Today, the United States has no fewer than 20 metropolitan areas with an excess of 2.5 million people, and only four of them -- New York, Philadelphia, Boston and Washington-Baltimore -- are in the East Coast core. In contrast, most major countries have a single, primary political and economic hub such as London, Tokyo, Moscow or Paris. In the United States, economic and political diversification has occurred within a greater whole, creating a system that has grown organically into a consumer market larger than the consumer markets of the rest of the world combined.

 

And despite its European origins, the United States is a creature of Asia as well. The United States is the only major country in the world that boasts not only significant port infrastructure on both the Atlantic and the Pacific but also uninterrupted infrastructure linking the two. This allows the United States to benefit from growth in and trade with both Pacific and Atlantic regions and partially insulates the United States when one or the other suffers a regional crash.

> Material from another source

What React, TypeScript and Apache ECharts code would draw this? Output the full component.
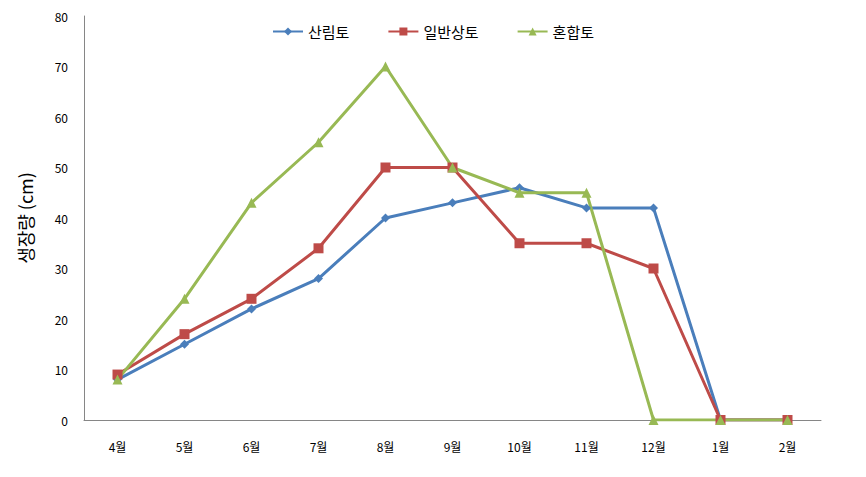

At such times, not only can the United States engage in economic activity with the other region, but the pre-existing links ensure that the United States is the first choice for capital seeking a safe haven. Ironically, the United States benefits when these regions are growing and when they are struggling.

 

When all these factors are put together, it is clear how geography has nudged the United States toward a laissez-faire system that rewards efficiency and a political culture that encourages entrepreneurship. It is also clear how geography has created distributed economic centers, transportation corridors and a massive internal market and provided easy access to both of the world's great trading basins. Byproducts of this are a culture that responds well to change and an economy characterized by stable, long-term growth without being dependent on external support. In short, there is a geographic basis for U.S. prosperity and power, and there is no geographic basis to expect this condition to change in the foreseeable future.